Here's an example of downloading all state-level data from the medianage
dataset.
$ censusdatadownloader medianage states
You can specify the download directory with --data-dir
.
$ censusdatadownloader --data-dir ./my-special-folder/ medianage states
And you can change the year you download with --year
.
$ censusdatadownloader --year 2010 medianage states
That's it. Mix and match tables and subcommands to get whatever you need.
You can also download tables from Python scripts. Import the class of the processed table you wish to retrieve and pass in your API key. Then call one of the download methods.
This example brings in all state-level data from the medianhouseholdincomeblack dataset.
>>> from census_data_downloader.tables import MedianHouseholdIncomeBlackDownloader
>>> downloader = MedianHouseholdIncomeBlackDownloader('<YOUR KEY>')
>>> downloader.download_states()
You can specify the data directory and the years by passing in the data_dir
and years
keyword arguments.
>>> downloader = MedianHouseholdIncomeBlackDownloader('<YOUR KEY>', data_dir='./', years=2016)
>>> downloader.download_states()
A gallery of graphics powered by our data is available on Observable.
The Los Angeles Times used this library for an analysis of Census undercounts on Native American reservations. The code that powers it is available as an open-source computational notebook.

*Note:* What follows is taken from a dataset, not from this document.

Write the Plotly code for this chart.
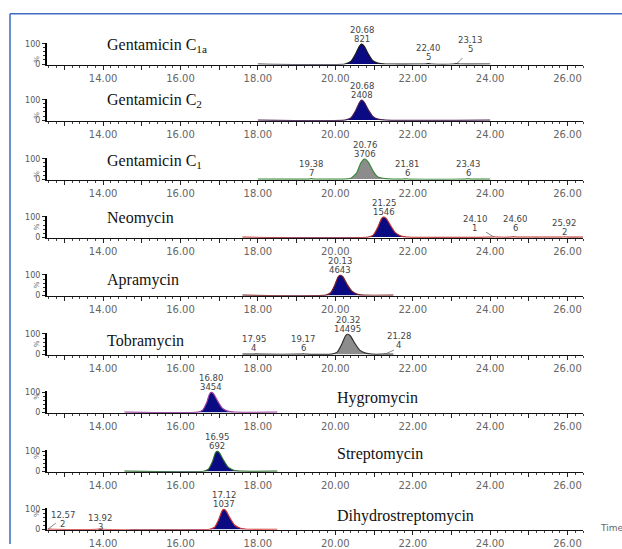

Subclass our downloader and provided it with its required inputs.
import collections
from census_data_downloader.core.tables import BaseTableConfig
from census_data_downloader.core.decorators import register
@register
class MedianHouseholdIncomeDownloader(BaseTableConfig):
PROCESSED_TABLE_NAME = "medianhouseholdincome" # Your humanized table name
UNIVERSE = "households" # The universe value for this table
RAW_TABLE_NAME = 'B19013' # The id of the source table
RAW_FIELD_CROSSWALK = collections.OrderedDict({
# A crosswalk between the raw field name and our humanized field name.
"001": "median"
})
Add it to the imports in the __init__.py
file and it's good to go.
The command-line interface is implemented using Click and setuptools. To install it locally for development inside your virtual environment, run the following installation command, as prescribed by the Click documentation.
$ pip install --editable .
That's it. If you make some good ones, please consider submitting them as pull requests so everyone can benefit.